### WHAT IS NEEDED
Transcribe the whole listing without a single picture.

# # # # #

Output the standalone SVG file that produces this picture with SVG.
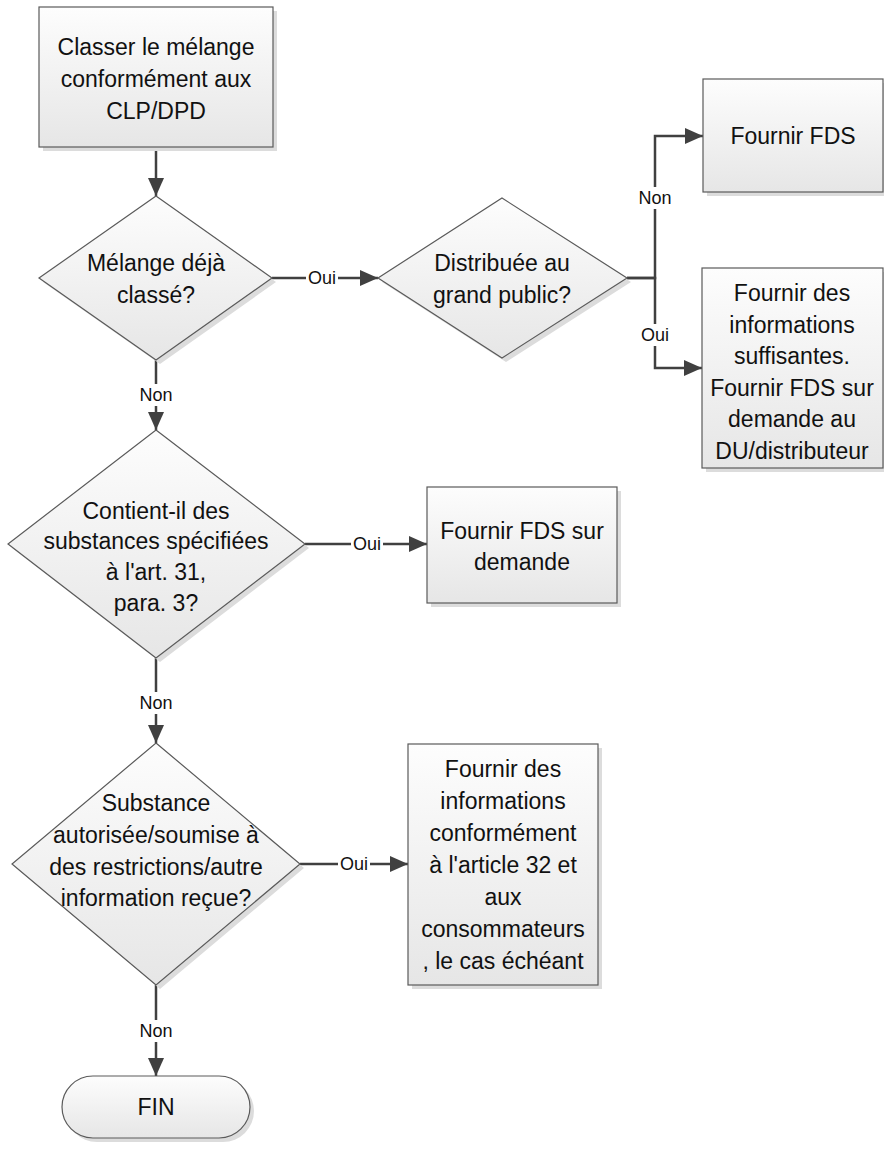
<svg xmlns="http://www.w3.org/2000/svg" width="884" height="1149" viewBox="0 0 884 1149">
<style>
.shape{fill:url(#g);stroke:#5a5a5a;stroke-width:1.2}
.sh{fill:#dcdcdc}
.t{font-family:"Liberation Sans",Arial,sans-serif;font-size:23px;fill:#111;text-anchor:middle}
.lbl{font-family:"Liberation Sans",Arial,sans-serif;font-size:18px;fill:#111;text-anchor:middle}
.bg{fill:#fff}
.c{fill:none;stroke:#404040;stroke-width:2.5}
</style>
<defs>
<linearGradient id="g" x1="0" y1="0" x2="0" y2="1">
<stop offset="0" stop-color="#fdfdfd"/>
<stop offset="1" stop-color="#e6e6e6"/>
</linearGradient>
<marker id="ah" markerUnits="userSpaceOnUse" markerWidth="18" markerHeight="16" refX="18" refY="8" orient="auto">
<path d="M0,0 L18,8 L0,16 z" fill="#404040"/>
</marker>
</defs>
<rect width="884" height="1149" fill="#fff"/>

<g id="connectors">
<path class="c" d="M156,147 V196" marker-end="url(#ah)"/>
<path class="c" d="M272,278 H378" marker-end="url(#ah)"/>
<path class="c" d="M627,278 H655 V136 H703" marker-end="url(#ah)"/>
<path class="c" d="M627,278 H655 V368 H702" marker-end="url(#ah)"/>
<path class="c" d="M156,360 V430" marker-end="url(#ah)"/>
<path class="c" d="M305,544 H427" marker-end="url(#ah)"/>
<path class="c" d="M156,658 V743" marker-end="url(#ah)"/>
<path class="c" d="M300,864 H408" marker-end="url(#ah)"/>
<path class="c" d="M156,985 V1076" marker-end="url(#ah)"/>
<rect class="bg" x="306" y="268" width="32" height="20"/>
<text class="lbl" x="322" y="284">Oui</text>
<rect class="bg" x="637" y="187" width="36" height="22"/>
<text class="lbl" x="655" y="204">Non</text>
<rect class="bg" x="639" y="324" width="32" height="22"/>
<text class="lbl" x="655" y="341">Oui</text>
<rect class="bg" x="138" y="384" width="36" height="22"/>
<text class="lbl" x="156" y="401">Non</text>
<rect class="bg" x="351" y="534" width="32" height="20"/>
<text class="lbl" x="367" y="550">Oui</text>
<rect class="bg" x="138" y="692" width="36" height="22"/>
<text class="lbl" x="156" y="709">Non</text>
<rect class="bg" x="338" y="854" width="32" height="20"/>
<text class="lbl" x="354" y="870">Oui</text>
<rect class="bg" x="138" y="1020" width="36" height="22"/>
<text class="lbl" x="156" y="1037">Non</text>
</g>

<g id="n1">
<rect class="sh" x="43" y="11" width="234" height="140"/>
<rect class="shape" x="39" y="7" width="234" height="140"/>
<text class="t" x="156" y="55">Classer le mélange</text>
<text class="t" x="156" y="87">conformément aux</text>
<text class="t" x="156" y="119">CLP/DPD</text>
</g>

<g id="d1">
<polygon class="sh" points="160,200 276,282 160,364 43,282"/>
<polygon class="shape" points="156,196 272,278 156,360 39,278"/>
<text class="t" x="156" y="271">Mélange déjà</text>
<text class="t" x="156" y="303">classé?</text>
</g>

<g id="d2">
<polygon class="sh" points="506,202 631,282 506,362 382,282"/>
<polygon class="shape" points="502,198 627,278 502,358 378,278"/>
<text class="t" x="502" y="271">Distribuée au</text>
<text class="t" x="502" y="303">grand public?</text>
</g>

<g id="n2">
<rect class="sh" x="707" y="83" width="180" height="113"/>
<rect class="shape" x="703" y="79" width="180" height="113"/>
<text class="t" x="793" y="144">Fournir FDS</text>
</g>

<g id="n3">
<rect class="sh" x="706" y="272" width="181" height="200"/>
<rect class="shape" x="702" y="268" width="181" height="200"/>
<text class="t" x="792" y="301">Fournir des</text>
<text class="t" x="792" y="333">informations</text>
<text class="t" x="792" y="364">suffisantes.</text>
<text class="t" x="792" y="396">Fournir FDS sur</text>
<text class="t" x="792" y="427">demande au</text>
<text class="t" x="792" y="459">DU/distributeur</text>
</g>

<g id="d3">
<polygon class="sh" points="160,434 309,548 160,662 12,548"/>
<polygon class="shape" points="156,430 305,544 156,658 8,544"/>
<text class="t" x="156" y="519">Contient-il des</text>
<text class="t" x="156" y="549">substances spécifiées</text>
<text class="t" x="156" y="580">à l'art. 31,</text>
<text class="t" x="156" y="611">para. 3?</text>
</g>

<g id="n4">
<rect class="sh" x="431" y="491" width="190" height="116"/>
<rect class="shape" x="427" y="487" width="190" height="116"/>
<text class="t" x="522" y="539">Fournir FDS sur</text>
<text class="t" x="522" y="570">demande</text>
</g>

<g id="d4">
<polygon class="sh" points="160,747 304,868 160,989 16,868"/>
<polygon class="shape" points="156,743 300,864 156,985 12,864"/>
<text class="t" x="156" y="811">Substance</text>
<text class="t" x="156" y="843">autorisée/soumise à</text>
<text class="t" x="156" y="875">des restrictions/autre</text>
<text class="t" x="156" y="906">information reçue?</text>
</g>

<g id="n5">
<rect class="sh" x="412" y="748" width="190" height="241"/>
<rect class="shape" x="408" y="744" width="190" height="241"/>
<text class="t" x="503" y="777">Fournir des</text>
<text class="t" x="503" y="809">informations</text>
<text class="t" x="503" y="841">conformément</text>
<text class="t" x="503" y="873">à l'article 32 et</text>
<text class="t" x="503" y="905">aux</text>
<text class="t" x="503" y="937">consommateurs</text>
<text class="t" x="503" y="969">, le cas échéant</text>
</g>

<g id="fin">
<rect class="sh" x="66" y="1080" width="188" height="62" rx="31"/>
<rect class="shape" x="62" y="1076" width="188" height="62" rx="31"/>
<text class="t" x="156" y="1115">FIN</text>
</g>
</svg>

# # # # #

### RESPONSE BELOW
Output the standalone SVG file that produces this picture with SVG.
<svg xmlns="http://www.w3.org/2000/svg" width="884" height="1149" viewBox="0 0 884 1149">
<style>
.shape{fill:url(#g);stroke:#5a5a5a;stroke-width:1.2}
.sh{fill:#dcdcdc}
.t{font-family:"Liberation Sans",Arial,sans-serif;font-size:23px;fill:#111;text-anchor:middle}
.lbl{font-family:"Liberation Sans",Arial,sans-serif;font-size:18px;fill:#111;text-anchor:middle}
.bg{fill:#fff}
.c{fill:none;stroke:#404040;stroke-width:2.5}
</style>
<defs>
<linearGradient id="g" x1="0" y1="0" x2="0" y2="1">
<stop offset="0" stop-color="#fdfdfd"/>
<stop offset="1" stop-color="#e6e6e6"/>
</linearGradient>
<marker id="ah" markerUnits="userSpaceOnUse" markerWidth="18" markerHeight="16" refX="18" refY="8" orient="auto">
<path d="M0,0 L18,8 L0,16 z" fill="#404040"/>
</marker>
</defs>
<rect width="884" height="1149" fill="#fff"/>

<g id="connectors">
<path class="c" d="M156,147 V196" marker-end="url(#ah)"/>
<path class="c" d="M272,278 H378" marker-end="url(#ah)"/>
<path class="c" d="M627,278 H655 V136 H703" marker-end="url(#ah)"/>
<path class="c" d="M627,278 H655 V368 H702" marker-end="url(#ah)"/>
<path class="c" d="M156,360 V430" marker-end="url(#ah)"/>
<path class="c" d="M305,544 H427" marker-end="url(#ah)"/>
<path class="c" d="M156,658 V743" marker-end="url(#ah)"/>
<path class="c" d="M300,864 H408" marker-end="url(#ah)"/>
<path class="c" d="M156,985 V1076" marker-end="url(#ah)"/>
<rect class="bg" x="306" y="268" width="32" height="20"/>
<text class="lbl" x="322" y="284">Oui</text>
<rect class="bg" x="637" y="187" width="36" height="22"/>
<text class="lbl" x="655" y="204">Non</text>
<rect class="bg" x="639" y="324" width="32" height="22"/>
<text class="lbl" x="655" y="341">Oui</text>
<rect class="bg" x="138" y="384" width="36" height="22"/>
<text class="lbl" x="156" y="401">Non</text>
<rect class="bg" x="351" y="534" width="32" height="20"/>
<text class="lbl" x="367" y="550">Oui</text>
<rect class="bg" x="138" y="692" width="36" height="22"/>
<text class="lbl" x="156" y="709">Non</text>
<rect class="bg" x="338" y="854" width="32" height="20"/>
<text class="lbl" x="354" y="870">Oui</text>
<rect class="bg" x="138" y="1020" width="36" height="22"/>
<text class="lbl" x="156" y="1037">Non</text>
</g>

<g id="n1">
<rect class="sh" x="43" y="11" width="234" height="140"/>
<rect class="shape" x="39" y="7" width="234" height="140"/>
<text class="t" x="156" y="55">Classer le mélange</text>
<text class="t" x="156" y="87">conformément aux</text>
<text class="t" x="156" y="119">CLP/DPD</text>
</g>

<g id="d1">
<polygon class="sh" points="160,200 276,282 160,364 43,282"/>
<polygon class="shape" points="156,196 272,278 156,360 39,278"/>
<text class="t" x="156" y="271">Mélange déjà</text>
<text class="t" x="156" y="303">classé?</text>
</g>

<g id="d2">
<polygon class="sh" points="506,202 631,282 506,362 382,282"/>
<polygon class="shape" points="502,198 627,278 502,358 378,278"/>
<text class="t" x="502" y="271">Distribuée au</text>
<text class="t" x="502" y="303">grand public?</text>
</g>

<g id="n2">
<rect class="sh" x="707" y="83" width="180" height="113"/>
<rect class="shape" x="703" y="79" width="180" height="113"/>
<text class="t" x="793" y="144">Fournir FDS</text>
</g>

<g id="n3">
<rect class="sh" x="706" y="272" width="181" height="200"/>
<rect class="shape" x="702" y="268" width="181" height="200"/>
<text class="t" x="792" y="301">Fournir des</text>
<text class="t" x="792" y="333">informations</text>
<text class="t" x="792" y="364">suffisantes.</text>
<text class="t" x="792" y="396">Fournir FDS sur</text>
<text class="t" x="792" y="427">demande au</text>
<text class="t" x="792" y="459">DU/distributeur</text>
</g>

<g id="d3">
<polygon class="sh" points="160,434 309,548 160,662 12,548"/>
<polygon class="shape" points="156,430 305,544 156,658 8,544"/>
<text class="t" x="156" y="519">Contient-il des</text>
<text class="t" x="156" y="549">substances spécifiées</text>
<text class="t" x="156" y="580">à l'art. 31,</text>
<text class="t" x="156" y="611">para. 3?</text>
</g>

<g id="n4">
<rect class="sh" x="431" y="491" width="190" height="116"/>
<rect class="shape" x="427" y="487" width="190" height="116"/>
<text class="t" x="522" y="539">Fournir FDS sur</text>
<text class="t" x="522" y="570">demande</text>
</g>

<g id="d4">
<polygon class="sh" points="160,747 304,868 160,989 16,868"/>
<polygon class="shape" points="156,743 300,864 156,985 12,864"/>
<text class="t" x="156" y="811">Substance</text>
<text class="t" x="156" y="843">autorisée/soumise à</text>
<text class="t" x="156" y="875">des restrictions/autre</text>
<text class="t" x="156" y="906">information reçue?</text>
</g>

<g id="n5">
<rect class="sh" x="412" y="748" width="190" height="241"/>
<rect class="shape" x="408" y="744" width="190" height="241"/>
<text class="t" x="503" y="777">Fournir des</text>
<text class="t" x="503" y="809">informations</text>
<text class="t" x="503" y="841">conformément</text>
<text class="t" x="503" y="873">à l'article 32 et</text>
<text class="t" x="503" y="905">aux</text>
<text class="t" x="503" y="937">consommateurs</text>
<text class="t" x="503" y="969">, le cas échéant</text>
</g>

<g id="fin">
<rect class="sh" x="66" y="1080" width="188" height="62" rx="31"/>
<rect class="shape" x="62" y="1076" width="188" height="62" rx="31"/>
<text class="t" x="156" y="1115">FIN</text>
</g>
</svg>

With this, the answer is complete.